The Seven was exhibited at Olympia in 1922, at a list price of £225. The more adventurous members of the public purchased one. It exceeded their wildest expectations. The motoring journals published enthusiastic reports. A. C. R. Waite, who previously had won sporting events at Brooklands and at Shelsley with the 20 h.p. car, began racing the Seven. It won at Brooklands and at Monza in Italy. In fact, it became a vogue and orders began to roll in from all over the world.
In 1925 and 1926 extensions were made to the Factory so that it now covered 62 acres and gave employment to 8,000 workers who annually produced 25,000 cars. Longbridge was now a great engineering centre with its own foundry, forge and machine shops, its own body pressing, assembling and painting plant, which now included the new
spray-applied cellulose, and its own erection shops for both individual units such as engine, gearbox, rear axle and steering, as well as for the final assembly of the finished car.

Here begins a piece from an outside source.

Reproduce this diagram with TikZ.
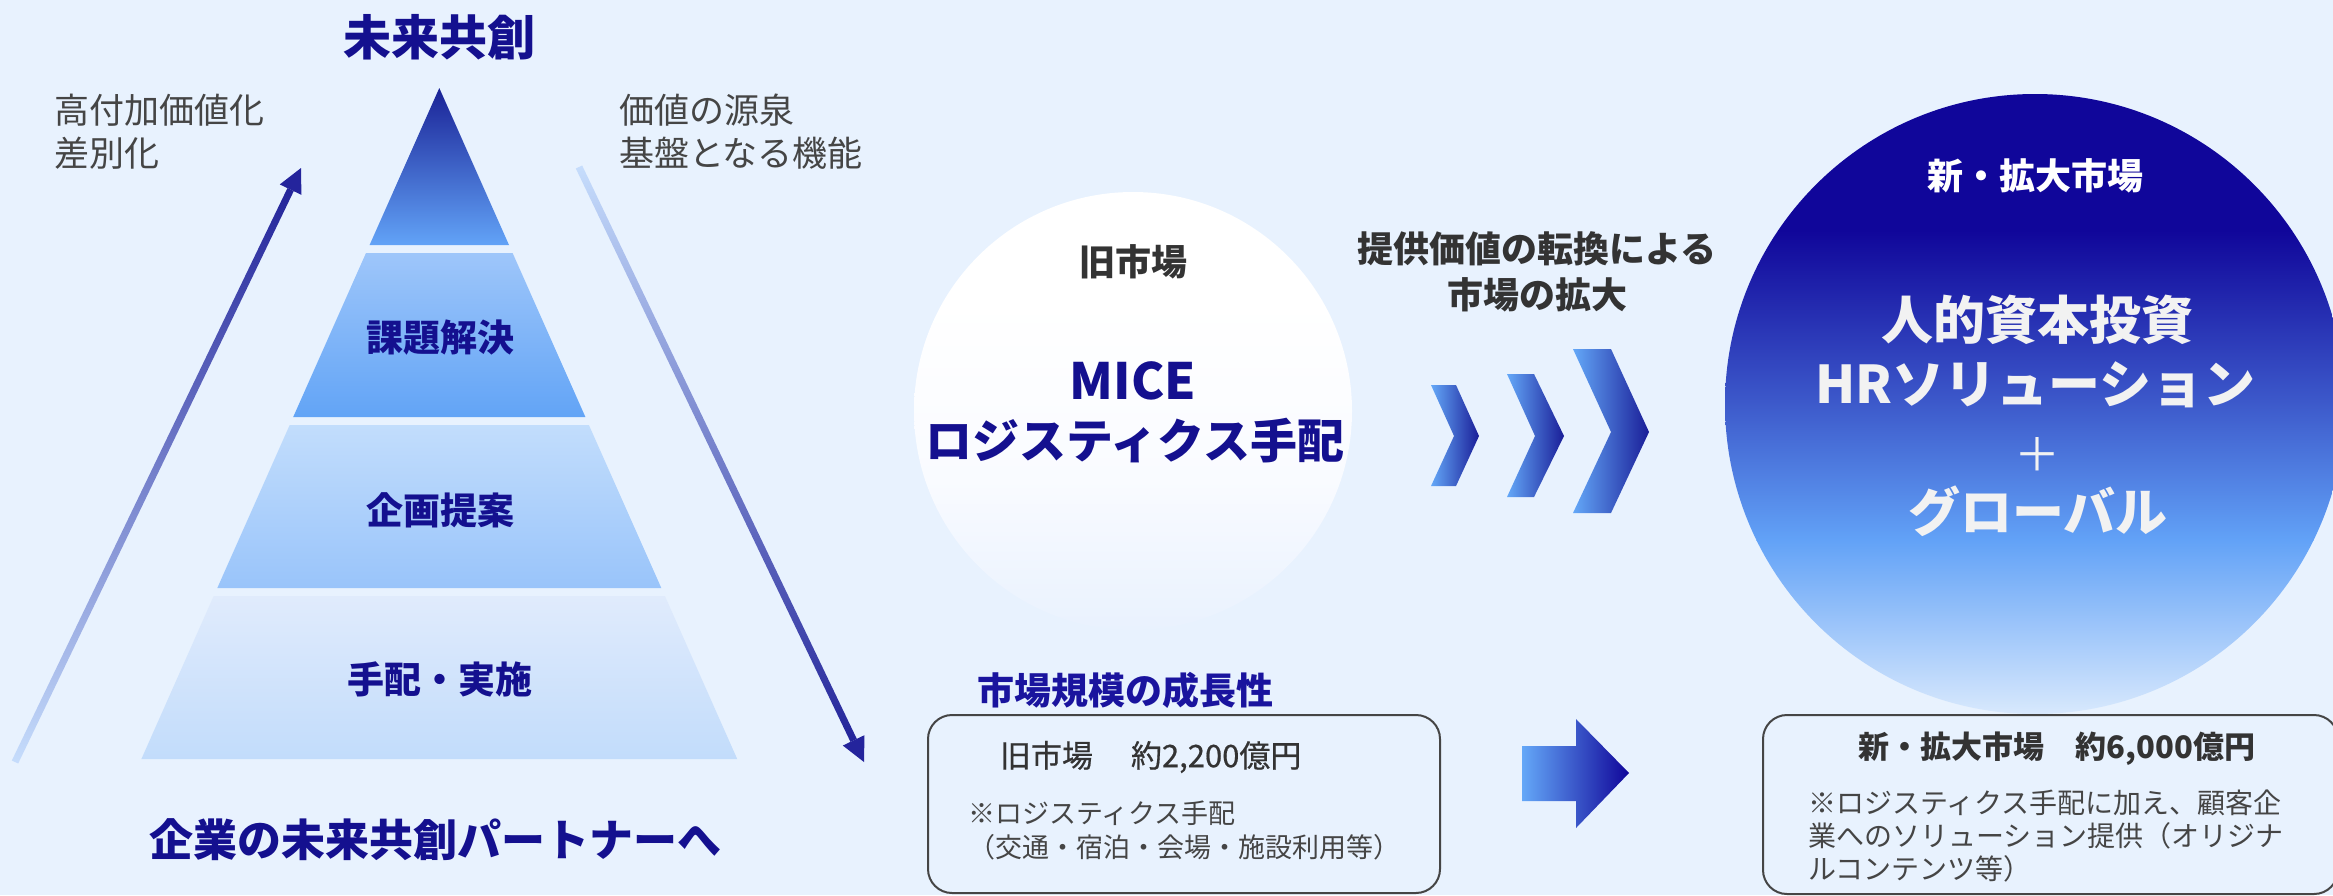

In 1927 a new six-cylinder 20 h.p. car was marketed which, for a brief while, ran in parallel production with the four-cylinder 20 h.p. and then replaced it entirely. This car became the aristocrat of the Austin range and with saloon and limousine bodywork that graduated through the names of "Carlton," "Ranelagh" and "Mayfair" over the years, offered motoring at its best at astonishingly low cost. In fact, prices were now beginning to reflect the increasing efficiency of the factory.
As six-cylinder engines were becoming more popular, Austin introduced, late in 1927, a new 16 h.p. car, with a six-cylinder engine. The range now comprised twenty-four distinct models. In I929 the number had increased to twenty-eight and the prices had all fallen, the Seven tourer selling at the low figure of £130. Thus did flow production really justify itself.